Another day in SK, another big swinging Richard gets off scot-free for being nothing more than a big swinging Richard.

7 ( +11 / -4 )

But analysts said the pardons simply allowed major businessmen to feel they were not "constrained by any legal norms", Vladimir Tikhonov, professor of Korean studies at the University of Oslo, told AFP.

Well, they feel that way because that is the reality. The government of SK is implicitly accepting they need the criminals to run their companies (as before) in order to maintain the economy.

11 ( +11 / -0 )

Great photographic decisive moment.

2 ( +2 / -0 )

Good for him. Imagine thinking that being placed in a cage under threat of physical violence for the 'crime' of not paying taxes, something you had no say in and no option to opt out of (slavery, anyone?), is a good thing.

-11 ( +1 / -12 )

As usual the story fails to mention the basic background info:

Lee was made to face the music by the previous President Moon, who belongs to the left-leaning party which aligns itself with the working class.

Then in the election a US-friendly conservative was elected (Yoon), and as this party is aligned with the corporate elite, it was only a matter of time before Lee was pardoned.

The truth is, not only has the Korean war between North and South never ended, in the South itself people remain bitterly divided.
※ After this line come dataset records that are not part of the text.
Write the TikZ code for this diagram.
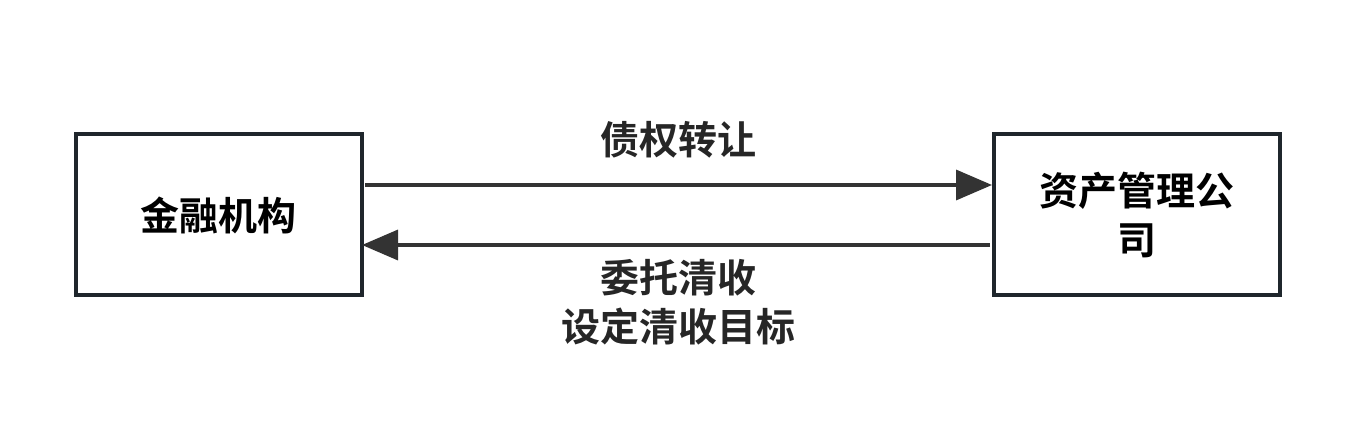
\documentclass[tikz,border=0pt]{standalone}
\usepackage{fontspec}
\setmainfont{Noto Sans CJK SC}[BoldFont={* Bold}]
\usetikzlibrary{arrows.meta}
\definecolor{boxc}{HTML}{1F262C}
\definecolor{arrc}{HTML}{333333}
\tikzset{
  box/.style={draw=boxc, line width=4pt, minimum width=286pt, minimum height=161pt, inner sep=0pt, align=center, font=\fontsize{39}{49}\selectfont\bfseries, text width=240pt},
  conn/.style={draw=arrc, line width=3.5pt, -{Triangle[length=36pt,width=30pt]}},
  lbl/.style={font=\fontsize{39}{49}\selectfont\bfseries, align=center, text=black!85}
}
\begin{document}
\begin{tikzpicture}[x=1pt,y=-1pt]
\useasboundingbox (0,0) rectangle (1356,435);
\node[box] (a) at (218.5,215) {金融机构};
\node[box] (b) at (1136.5,215) {资产管理公\\司};
\coordinate (a1) at (365,185);
\coordinate (b1) at (992,185);
\coordinate (b2) at (990,245);
\coordinate (a2) at (362,245);
\draw[conn] (a1) -- (b1);
\draw[conn] (b2) -- (a2);
\node[lbl] (l1) at (678,140) {债权转让};
\node[lbl] (l2) at (678,302) {委托清收\\设定清收目标};
\end{tikzpicture}
\end{document}
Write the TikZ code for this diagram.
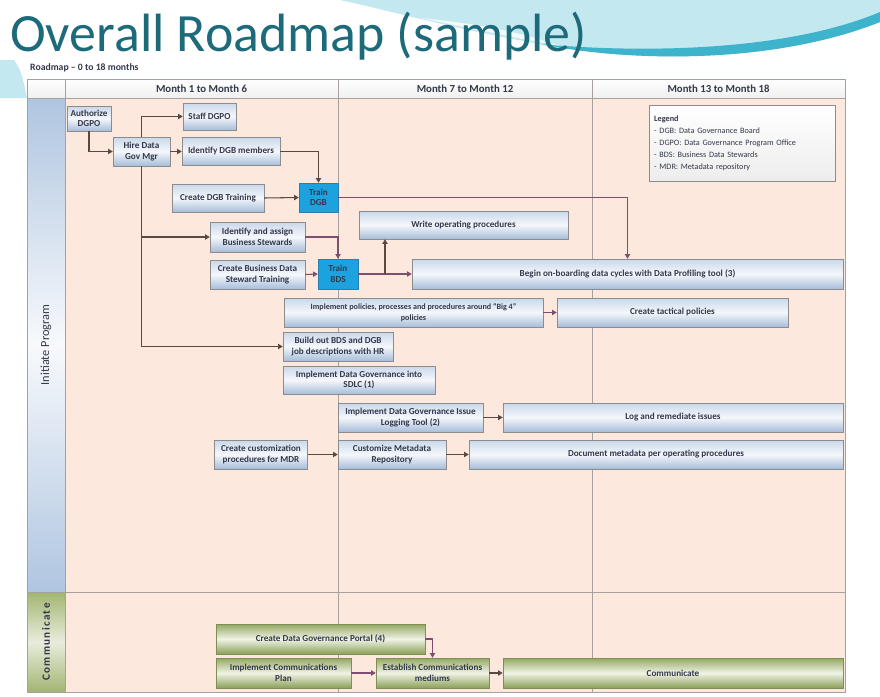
\documentclass[tikz,border=0pt]{standalone}
\usepackage{fontspec}
\setmainfont{Carlito}
\usetikzlibrary{positioning,arrows.meta,calc}

\definecolor{titleteal}{HTML}{1D6A7A}
\definecolor{swooshlight}{HTML}{C4E8F0}
\definecolor{swooshdark}{HTML}{3DB3CC}
\definecolor{peach}{HTML}{FCE8DC}
\definecolor{gridline}{HTML}{A8A09C}
\definecolor{boxgray}{HTML}{8C8C8C}
\definecolor{boxtext}{HTML}{33384A}
\definecolor{taskTop}{HTML}{C9D8EA}
\definecolor{taskMid}{HTML}{F5F7FB}
\definecolor{taskBot}{HTML}{A6BDD9}
\definecolor{trainblue}{HTML}{1CA2DF}
\definecolor{trainedge}{HTML}{2A7DAE}
\definecolor{commTop}{HTML}{93A862}
\definecolor{commMid}{HTML}{F0F3E6}
\definecolor{commBot}{HTML}{8BA058}
\definecolor{commedge}{HTML}{7D8F52}
\definecolor{laneblue}{HTML}{AFC5E0}
\definecolor{lanegreen}{HTML}{A2B572}
\definecolor{arrbrown}{HTML}{5A4842}
\definecolor{arrpurple}{HTML}{7E4D70}

\newcommand{\boxfont}{\bfseries\fontsize{7.8}{9}\selectfont}

\begin{document}
\begin{tikzpicture}[x=0.3mm, y=-0.3mm,
  task/.style={draw=boxgray, top color=taskTop, bottom color=taskBot, middle color=taskMid,
    align=center, inner sep=1pt, font=\boxfont, text=boxtext},
  train/.style={draw=trainedge, fill=trainblue, align=center, inner sep=1pt, font=\boxfont, text=boxtext},
  comm/.style={draw=commedge, top color=commTop, bottom color=commBot, middle color=commMid,
    align=center, inner sep=1pt, font=\boxfont, text=boxtext},
  head/.style={draw=gridline, top color=white, bottom color=gray!12, font=\bfseries\fontsize{9.2}{11}\selectfont, text=boxtext},
  wh/.style 2 args={minimum width=#1*\pxu, minimum height=#2*\pxu},
  arr/.style={draw=arrbrown, line width=0.9pt, -{Triangle[length=4pt,width=4.5pt]}},
  parr/.style={arr, draw=arrpurple},
  grid/.style={draw=gridline, line width=0.5pt}]

% Sizes
\def\pxu{0.3mm}

\useasboundingbox (0,0) rectangle (880,696);

% Title swoosh
\fill[swooshlight] (340,0) -- (880,0) -- (880,22) .. controls (780,62) and (640,64) .. (540,44)
  .. controls (450,28) and (395,12) .. (340,0) -- cycle;
\fill[swooshdark] (880,22) .. controls (780,62) and (640,64) .. (540,44)
  .. controls (650,54) and (790,50) .. (880,12) -- cycle;
\fill[white, opacity=0.8] (420,18) .. controls (480,24) and (520,32) .. (560,46)
  .. controls (515,38) and (470,28) .. (420,18) -- cycle;
\fill[swooshlight] (0,60) -- (14,60) .. controls (22,70) and (24,84) .. (27,98) -- (0,98) -- cycle;

\node[anchor=west, font=\fontsize{46}{50}\selectfont, text=titleteal, inner sep=0pt] (title) at (10,36) {Overall Roadmap (sample)};
\node[anchor=west, font=\bfseries\fontsize{8.3}{10}\selectfont, text=boxtext, inner sep=0pt] (subtitle) at (30,68) {Roadmap – 0 to 18 months};

% Table body
\fill[peach] (65,98) rectangle (845,692);
\node[draw=gridline, top color=white, bottom color=gray!12, wh={38}{19}] (corner) at (46,88.5) {};
\foreach \xa/\xb/\text in {65/338/Month 1 to Month 6, 338/592/Month 7 to Month 12, 592/845/Month 13 to Month 18} {
  \node[head, minimum width=(\xb-\xa)*\pxu, minimum height=19*\pxu] (head\xa) at ({(\xa+\xb)/2},88.5) {\text};
}
\foreach \x in {338, 592} {
  \draw[grid] (\x,98) -- (\x,692);
}
\draw[grid] (27,592) -- (845,592);
\draw[grid] (27,79) rectangle (845,692);

% Swim lanes
\node[draw=gridline, rotate=90, top color=laneblue, bottom color=laneblue, middle color=white!90!laneblue,
      wh={494}{38}, font=\fontsize{10.5}{12}\selectfont, text=boxtext] (laneInit) at (46,345) {Initiate Program};
\node[draw=gridline, rotate=90, top color=lanegreen, bottom color=lanegreen, middle color=white!75!lanegreen,
      wh={100}{38}, font=\bfseries\fontsize{9.5}{11}\selectfont\addfontfeature{LetterSpace=12}, text=boxtext] (laneComm) at (46,642) {Communicate};

% Month 1 to Month 6
\node[task, wh={44}{25}] (auth) at (89,118.5) {Authorize\\DGPO};
\node[task, wh={57}{29}] (hire) at (141.5,151.5) {Hire Data\\Gov Mgr};
\node[task, wh={53}{27}] (staff) at (209.5,116.5) {Staff DGPO};
\node[task, wh={98}{28}] (idDGB) at (231,151.5) {Identify DGB members};
\node[task, wh={92}{28}] (crDGB) at (218,198) {Create DGB Training};
\node[train, wh={39}{29}] (trDGB) at (318.5,197.5) {Train\\DGB};
\node[task, wh={95}{30}] (idBS) at (257.5,237) {Identify and assign\\Business Stewards};
\node[task, wh={95}{29}] (crBDS) at (257.5,274.5) {Create Business Data\\Steward Training};
\node[train, wh={40}{30}] (trBDS) at (338,274) {Train\\BDS};
\node[task, wh={110}{29}] (build) at (338,346.5) {Build out BDS and DGB\\job descriptions with HR};
\node[task, wh={152}{28}] (sdlc) at (359,380) {Implement Data Governance into\\SDLC (1)};
\node[task, wh={93}{29}] (crMDR) at (261,454.5) {Create customization\\procedures for MDR};

% Month 7 to Month 18
\node[task, wh={209}{28}] (write) at (463.5,225) {Write operating procedures};
\node[task, wh={431}{30}] (begin) at (627.5,274) {Begin on-boarding data cycles with Data Profiling tool (3)};
\node[task, wh={259}{29}, font=\bfseries\fontsize{6.9}{8.8}\selectfont] (big4) at (413.5,312.5) {Implement policies, processes and procedures around “Big 4”\\policies};
\node[task, wh={231}{29}] (tact) at (672.5,312.5) {Create tactical policies};
\node[task, wh={145}{29}] (issue) at (410.5,417.5) {Implement Data Governance Issue\\Logging Tool (2)};
\node[task, wh={340}{29}] (log) at (673,417.5) {Log and remediate issues};
\node[task, wh={108}{29}] (cust) at (392,454.5) {Customize Metadata\\Repository};
\node[task, wh={374}{29}] (doc) at (656,454.5) {Document metadata per operating procedures};

% Legend
\node[draw=boxgray, top color=white, bottom color=gray!14, anchor=north west, align=left,
      text width=176*\pxu, inner xsep=5*\pxu, minimum height=76*\pxu, font=\fontsize{7}{10.2}\selectfont, text=boxtext]
      (legend) at (649,105) {\textbf{Legend}\\- DGB: Data Governance Board\\- DGPO: Data Governance Program Office\\- BDS: Business Data Stewards\\- MDR: Metadata repository};

% Communicate
\node[comm, wh={209}{30}] (portal) at (320.5,639) {Create Data Governance Portal (4)};
\node[comm, wh={135}{30}] (implComm) at (283.5,673) {Implement Communications\\Plan};
\node[comm, wh={113}{30}] (estab) at (432.5,673) {Establish Communications\\mediums};
\node[comm, wh={340}{30}] (comm) at (673,673) {Communicate};

% Dependencies
\draw[arr] (auth.south) |- (hire.west);
\draw[arr] (hire.north) |- (staff.west);
\draw[arr] (hire.east) -- (idDGB.west);
\draw[arr] (idDGB.east) -| (trDGB.north);
\draw[arr] (crDGB.east) -- (trDGB.west);
\draw[parr] (trDGB.east) -| (begin.north);
\draw[arr] (hire.south) |- (build.west);
\draw[arr] (hire.south |- idBS.west) -- (idBS.west);
\draw[parr] (idBS.east) -| (trBDS.north);
\draw[parr] (crBDS.east) -- (trBDS.west);
\draw[parr] (trBDS.east) -- (begin.west);
\coordinate (fork) at ($(trBDS.east)!0.5!(begin.west)$);
\draw[arr] (fork) -- (fork |- write.south);
\draw[parr] (big4.east) -- (tact.west);
\draw[arr] (issue.east) -- (log.west);
\draw[arr] (crMDR.east) -- (cust.west);
\draw[arr] (cust.east) -- (doc.west);
\draw[parr] (portal.east) -| (estab.north);
\draw[parr] (implComm.east) -- (estab.west);
\draw[arr] (estab.east) -- (comm.west);

\end{tikzpicture}
\end{document}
This can be traced to when the US entered the South at the end of WWII, and reinstated those elite Koreans to power who had collaborated with the Japanese from 1910-1945 to exploit and suppress the Korean people (in other words they aided Japan in their colonial administration of Korea). This immediately led to widespread resentment and distrust of the US; the resulting conflict between the general working population/farmers vs the US-aligned elite is what led to the imprisonment, torturing, and eventual execution of those who opposed (culminating in the Jeju massacre of 1948, in which 10% of the Jeju population were executed by US-trained ROK forces) is what led to the North sending their forces south in June 1950.


3 ( +4 / -1 )

So these criminals are the only people capable of leading these companies?

A better idea: seize their assets and break up Samsung so it’s portfolio of businesses can operate independently and properly compete in the market.

5 ( +8 / -3 )

“Business” as usual, in the Pacific.

2 ( +2 / -0 )

Buy your way into jail, buy your way out. It's funny what money does.

4 ( +4 / -0 )

Rich get out of jail for free. poorer grt poorer. So sad.

2 ( +2 / -0 )

Basically this clearly demonstrates the deep corruption between the Chaebols and the Korean government. There is no way one company should represent 1/5 of any GDP anywhere. It is anti-competitive and incredibly corrupting of the government at all levels.

The Korean people know this has nothing to do with economic renewal and everything to do with corruption.

1 ( +1 / -0 )

Sometimes there's no good excuse for your actions, but darn it I'm gonna do it anyways.